Crowdfunding platforms, or peer-to-peer (P2P) lenders, are going to face tougher regulations in the U.K. through the Financial Conduct Authority (FCA), according to a report by Reuters.
The new rules will start in December, and are a response to the FCA forcing P2P lending platform Lendy into administration, which is when a company is insolvent and in trouble with creditors. An investigation into the company is ongoing.
The regulations involve a requirement to be more specific about governance arrangements, systems and necessary controls. Lending outfits will also have to provide detailed plans on how they’ll handle a shutdown.
“These new rules are designed to help better protect investors and allow firms and fundraisers to operate in a long-term, sustainable manner,” the FCA said.
The FCA put out draft measures for public consultation last July to develop the new rules, and they were published on Tuesday (June 4).
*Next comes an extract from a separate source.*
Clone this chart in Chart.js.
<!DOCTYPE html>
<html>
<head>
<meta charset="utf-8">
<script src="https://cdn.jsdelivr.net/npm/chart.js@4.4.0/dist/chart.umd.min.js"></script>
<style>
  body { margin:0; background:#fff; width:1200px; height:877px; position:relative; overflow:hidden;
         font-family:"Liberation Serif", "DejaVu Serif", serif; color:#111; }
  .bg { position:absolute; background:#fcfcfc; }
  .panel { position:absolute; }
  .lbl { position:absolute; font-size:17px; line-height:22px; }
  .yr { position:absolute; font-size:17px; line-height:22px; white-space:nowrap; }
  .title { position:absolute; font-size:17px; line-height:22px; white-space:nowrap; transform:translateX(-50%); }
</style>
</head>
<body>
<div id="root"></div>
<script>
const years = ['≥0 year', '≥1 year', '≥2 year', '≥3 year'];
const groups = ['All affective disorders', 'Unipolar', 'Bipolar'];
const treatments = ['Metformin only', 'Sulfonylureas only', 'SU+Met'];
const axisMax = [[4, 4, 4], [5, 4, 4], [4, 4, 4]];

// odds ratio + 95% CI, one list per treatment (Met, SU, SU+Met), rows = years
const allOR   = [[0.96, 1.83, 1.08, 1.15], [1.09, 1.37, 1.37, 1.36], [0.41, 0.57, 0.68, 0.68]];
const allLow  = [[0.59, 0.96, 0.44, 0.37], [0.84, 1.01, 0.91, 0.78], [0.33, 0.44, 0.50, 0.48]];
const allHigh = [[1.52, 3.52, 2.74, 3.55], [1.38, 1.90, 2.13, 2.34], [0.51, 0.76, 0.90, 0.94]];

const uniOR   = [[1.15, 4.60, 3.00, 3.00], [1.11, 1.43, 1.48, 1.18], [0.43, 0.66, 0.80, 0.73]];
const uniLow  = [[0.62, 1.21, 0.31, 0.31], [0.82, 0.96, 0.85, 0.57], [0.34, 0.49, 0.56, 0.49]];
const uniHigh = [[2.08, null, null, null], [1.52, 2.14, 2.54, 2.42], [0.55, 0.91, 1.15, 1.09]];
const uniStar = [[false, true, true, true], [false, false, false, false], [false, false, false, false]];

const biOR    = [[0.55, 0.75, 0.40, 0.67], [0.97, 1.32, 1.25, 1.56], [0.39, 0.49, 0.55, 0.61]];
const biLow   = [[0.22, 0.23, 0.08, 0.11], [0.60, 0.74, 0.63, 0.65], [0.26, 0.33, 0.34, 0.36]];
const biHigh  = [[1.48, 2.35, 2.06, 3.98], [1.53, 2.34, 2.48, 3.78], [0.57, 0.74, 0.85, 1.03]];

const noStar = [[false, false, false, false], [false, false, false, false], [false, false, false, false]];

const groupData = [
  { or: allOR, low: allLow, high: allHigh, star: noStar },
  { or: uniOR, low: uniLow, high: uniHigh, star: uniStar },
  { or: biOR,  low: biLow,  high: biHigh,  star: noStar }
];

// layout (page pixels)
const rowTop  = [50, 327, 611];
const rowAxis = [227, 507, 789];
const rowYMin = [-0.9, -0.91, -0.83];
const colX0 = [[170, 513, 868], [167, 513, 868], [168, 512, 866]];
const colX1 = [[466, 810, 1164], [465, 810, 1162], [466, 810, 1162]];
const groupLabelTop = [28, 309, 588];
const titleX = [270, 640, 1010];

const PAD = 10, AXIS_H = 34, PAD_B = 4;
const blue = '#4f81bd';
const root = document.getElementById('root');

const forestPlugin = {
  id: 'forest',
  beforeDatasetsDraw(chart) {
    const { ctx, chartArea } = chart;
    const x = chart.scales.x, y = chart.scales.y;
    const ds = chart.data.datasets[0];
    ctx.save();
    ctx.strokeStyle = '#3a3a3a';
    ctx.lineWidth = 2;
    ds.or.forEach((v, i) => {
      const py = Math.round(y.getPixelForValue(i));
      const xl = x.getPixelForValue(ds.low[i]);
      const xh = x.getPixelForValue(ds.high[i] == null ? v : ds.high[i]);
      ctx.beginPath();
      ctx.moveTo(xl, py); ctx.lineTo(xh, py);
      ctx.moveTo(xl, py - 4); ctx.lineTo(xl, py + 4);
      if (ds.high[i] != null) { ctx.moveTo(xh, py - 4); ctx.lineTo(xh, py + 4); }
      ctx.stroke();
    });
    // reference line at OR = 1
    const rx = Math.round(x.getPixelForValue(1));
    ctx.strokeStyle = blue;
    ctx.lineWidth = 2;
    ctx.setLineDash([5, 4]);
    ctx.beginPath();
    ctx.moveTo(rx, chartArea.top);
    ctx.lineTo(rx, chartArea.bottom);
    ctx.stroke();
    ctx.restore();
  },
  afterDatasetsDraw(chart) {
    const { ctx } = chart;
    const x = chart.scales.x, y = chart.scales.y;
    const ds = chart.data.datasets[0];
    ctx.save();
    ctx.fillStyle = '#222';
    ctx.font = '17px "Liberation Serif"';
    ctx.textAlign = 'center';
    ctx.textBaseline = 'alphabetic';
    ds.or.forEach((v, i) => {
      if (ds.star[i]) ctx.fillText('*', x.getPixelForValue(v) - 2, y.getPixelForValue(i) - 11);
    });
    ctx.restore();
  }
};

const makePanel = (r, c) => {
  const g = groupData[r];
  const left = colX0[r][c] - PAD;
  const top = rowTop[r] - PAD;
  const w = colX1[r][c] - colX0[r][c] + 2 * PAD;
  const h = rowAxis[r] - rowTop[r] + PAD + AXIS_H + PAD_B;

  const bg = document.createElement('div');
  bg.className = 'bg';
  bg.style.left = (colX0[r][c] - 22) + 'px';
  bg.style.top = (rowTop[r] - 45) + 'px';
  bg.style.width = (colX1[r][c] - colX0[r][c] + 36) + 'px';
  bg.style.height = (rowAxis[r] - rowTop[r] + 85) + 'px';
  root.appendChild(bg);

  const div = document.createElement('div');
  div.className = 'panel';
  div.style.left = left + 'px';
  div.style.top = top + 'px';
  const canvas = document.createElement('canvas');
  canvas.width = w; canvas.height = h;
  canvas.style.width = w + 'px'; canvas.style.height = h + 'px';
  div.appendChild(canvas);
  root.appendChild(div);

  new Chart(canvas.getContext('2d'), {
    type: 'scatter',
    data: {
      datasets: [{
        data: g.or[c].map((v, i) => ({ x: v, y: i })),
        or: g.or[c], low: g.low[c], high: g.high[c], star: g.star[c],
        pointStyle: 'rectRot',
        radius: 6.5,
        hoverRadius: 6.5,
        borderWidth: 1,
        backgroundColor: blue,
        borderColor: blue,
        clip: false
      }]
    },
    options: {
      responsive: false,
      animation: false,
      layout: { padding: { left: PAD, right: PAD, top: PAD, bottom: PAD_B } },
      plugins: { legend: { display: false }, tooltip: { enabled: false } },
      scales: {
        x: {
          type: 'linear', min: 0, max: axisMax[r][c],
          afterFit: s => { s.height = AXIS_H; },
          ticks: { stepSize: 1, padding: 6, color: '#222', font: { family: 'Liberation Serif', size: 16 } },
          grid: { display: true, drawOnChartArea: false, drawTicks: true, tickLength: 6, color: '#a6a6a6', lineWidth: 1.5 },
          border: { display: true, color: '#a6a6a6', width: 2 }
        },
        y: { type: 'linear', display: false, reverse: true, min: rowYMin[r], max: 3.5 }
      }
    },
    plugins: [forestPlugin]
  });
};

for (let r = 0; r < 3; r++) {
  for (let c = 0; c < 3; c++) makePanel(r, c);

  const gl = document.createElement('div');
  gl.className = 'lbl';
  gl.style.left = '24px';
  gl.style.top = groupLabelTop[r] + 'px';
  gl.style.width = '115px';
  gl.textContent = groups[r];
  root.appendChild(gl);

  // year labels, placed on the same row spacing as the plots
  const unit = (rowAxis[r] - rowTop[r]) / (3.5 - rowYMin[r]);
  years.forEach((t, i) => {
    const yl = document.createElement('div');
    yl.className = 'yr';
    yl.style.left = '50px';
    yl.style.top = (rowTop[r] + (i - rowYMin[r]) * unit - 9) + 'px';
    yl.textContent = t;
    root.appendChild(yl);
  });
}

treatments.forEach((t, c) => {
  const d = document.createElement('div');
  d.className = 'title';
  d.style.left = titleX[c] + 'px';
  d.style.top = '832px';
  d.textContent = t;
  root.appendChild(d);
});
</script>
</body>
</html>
The proposals were designed to make sure consumers were protected and that the P2P market was supported.
“In particular, additional guidance has been provided to make it clear that platforms will not be prevented from including information about specific investments in their marketing materials,” the FCA said.
The requirement that P2P platforms be authorized by the FCA is not new, however. One FCA official said Lindy going into administration was a “car crash” and may have been the catalyst for the newer, tougher rules. Already, the official said, firms are relying less on retail investors and paying more attention to institutional ones.
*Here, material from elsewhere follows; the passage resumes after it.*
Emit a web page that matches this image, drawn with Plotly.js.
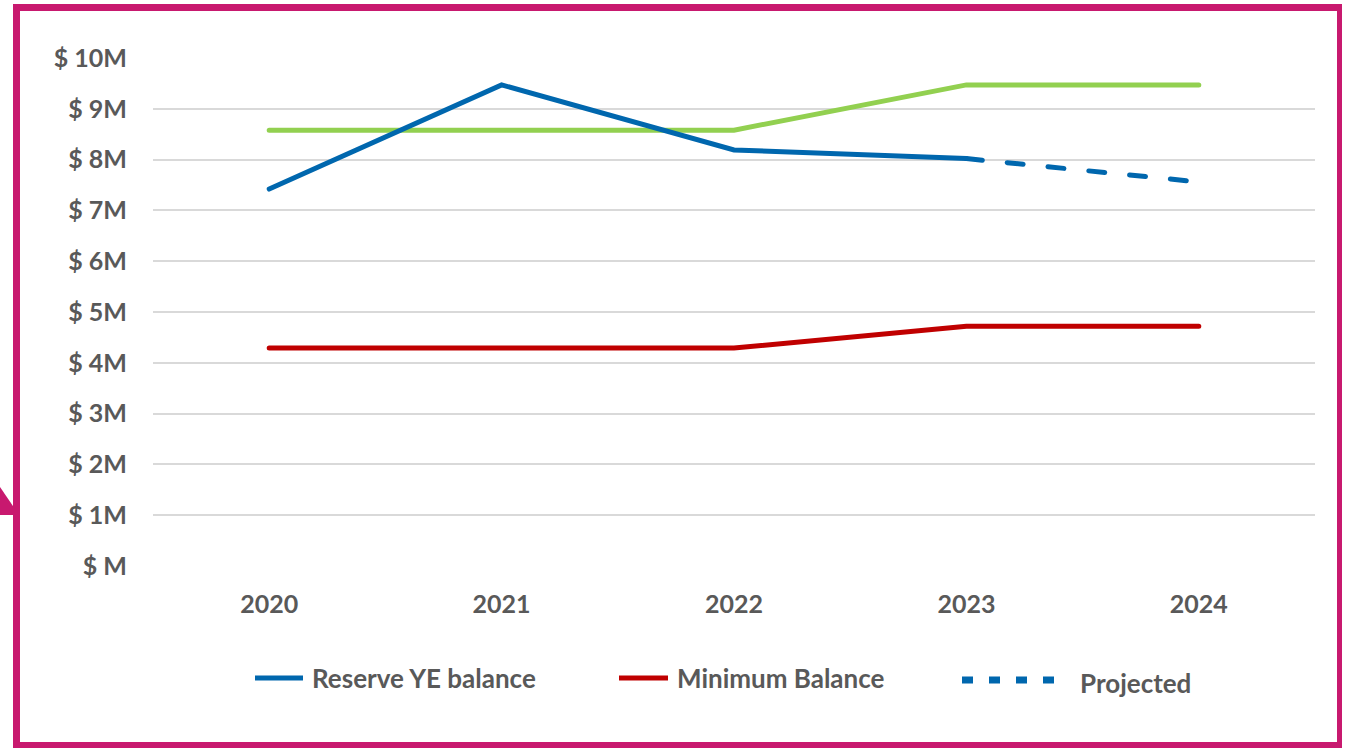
<!DOCTYPE html>
<html>
<head>
<meta charset="utf-8">
<script src="https://cdn.plot.ly/plotly-3.0.1.min.js"></script>
<style>
  html, body { margin: 0; padding: 0; background: #ffffff; }
  #wrap { position: relative; width: 1345px; height: 750px; overflow: hidden; }
  #chart { position: absolute; left: 0; top: 0; width: 1345px; height: 750px; }
  #frame { position: absolute; left: 13px; top: 4px; width: 1329px; height: 744px; box-sizing: border-box;
           border-style: solid; border-color: #C8196F; border-width: 7px 5px 6px 7px; pointer-events: none; }
  #pointer { position: absolute; left: 0; top: 480px; pointer-events: none; }
  .scatterlayer .js-line { stroke-linecap: round; }
</style>
</head>
<body>
<div id="wrap">
  <div id="chart"></div>
  <div id="frame"></div>
  <svg id="pointer" width="22" height="40"><polygon points="0,7 15,29 15,35 0,35" fill="#C8196F"/></svg>
</div>
<script>
// ---- data ----
const years = ['2020', '2021', '2022', '2023', '2024'];
const reserveBalance = [7.42, 9.47, 8.19, 8.02, null];
const projectedBalance = [null, null, null, 8.02, 7.56];
const minimumBalance = [4.29, 4.29, 4.29, 4.72, 4.72];
const targetBalance = [8.58, 8.58, 8.58, 9.47, 9.47];
const yTickVals = [0, 1, 2, 3, 4, 5, 6, 7, 8, 9, 10];
const yTickText = ['$ M', '$ 1M', '$ 2M', '$ 3M', '$ 4M', '$ 5M', '$ 6M', '$ 7M', '$ 8M', '$ 9M', '$ 10M'];
const legendNames = ['Reserve YE balance', 'Minimum Balance', 'Projected'];

const BLUE = '#0067AE', RED = '#C00000', GREEN = '#92D050', TXT = '#595959';
const FONT = 'Lato, "Open Sans", "Liberation Sans", sans-serif';

const traces = [
  { x: years, y: targetBalance, type: 'scatter', mode: 'lines', name: 'Target',
    line: { color: GREEN, width: 5 }, showlegend: false, hoverinfo: 'skip' },
  { x: years, y: minimumBalance, type: 'scatter', mode: 'lines', name: legendNames[1],
    line: { color: RED, width: 5 }, showlegend: false },
  { x: years, y: reserveBalance, type: 'scatter', mode: 'lines', name: legendNames[0],
    line: { color: BLUE, width: 5 }, showlegend: false },
  { x: years, y: projectedBalance, type: 'scatter', mode: 'lines', name: legendNames[2],
    line: { color: BLUE, width: 5, dash: '16px,25px' }, showlegend: false }
];

// legend drawn manually (paper coordinates)
const L = 153, R = 1315, T = 58, B = 566;
const px = v => (v - L) / (R - L);
const py = v => (B - v) / (B - T);
const tickFont = { family: FONT, size: 25, color: TXT, weight: 'bold' };
const legFont = { family: FONT, size: 26, color: TXT, weight: 'bold' };

const layout = {
  width: 1345, height: 750,
  margin: { l: L, r: 1345 - R, t: T, b: 750 - B },
  paper_bgcolor: 'rgba(0,0,0,0)', plot_bgcolor: 'rgba(0,0,0,0)',
  font: { family: FONT, color: TXT, size: 22 },
  xaxis: {
    type: 'category', range: [-0.5, 4.5], showgrid: false, zeroline: false, showline: false,
    ticks: '', ticklabelstandoff: 21, tickfont: tickFont
  },
  yaxis: {
    range: [0, 10], tickvals: yTickVals, ticktext: yTickText,
    showgrid: true, gridcolor: '#D9D9D9', gridwidth: 2, zeroline: false, showline: false,
    ticks: '', ticklabelstandoff: 25, tickfont: tickFont
  },
  showlegend: false,
  shapes: [
    { type: 'line', xref: 'paper', yref: 'paper', x0: px(255), x1: px(303), y0: py(678), y1: py(678),
      line: { color: BLUE, width: 5 } },
    { type: 'line', xref: 'paper', yref: 'paper', x0: px(619), x1: px(668), y0: py(678), y1: py(678),
      line: { color: RED, width: 5 } },
    { type: 'line', xref: 'paper', yref: 'paper', x0: px(962), x1: px(1054), y0: py(680), y1: py(680),
      line: { color: BLUE, width: 7, dash: '11px,16px' } }
  ],
  annotations: [
    { xref: 'paper', yref: 'paper', x: px(310), y: py(678), xanchor: 'left', yanchor: 'middle',
      text: legendNames[0], showarrow: false, font: legFont },
    { xref: 'paper', yref: 'paper', x: px(675), y: py(678), xanchor: 'left', yanchor: 'middle',
      text: legendNames[1], showarrow: false, font: legFont },
    { xref: 'paper', yref: 'paper', x: px(1078), y: py(683), xanchor: 'left', yanchor: 'middle',
      text: legendNames[2], showarrow: false, font: legFont }
  ]
};

Plotly.newPlot('chart', traces, layout, { displayModeBar: false, responsive: false, staticPlot: true });
</script>
</body>
</html>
Yann Murciano, the chief executive at P2P property lending platform BLEND Network, said it was already making sure its platform was right for investors.
“We believe these measures will have a significant positive impact on the P2P industry, particularly on the way that loan risks and platform business models are assessed,” Murciano said in the report.
In 2018, Murciano said, BLEND loaned 3 billion pounds to smaller firms and developers of property, with a total of 15 billion pounds since 2005.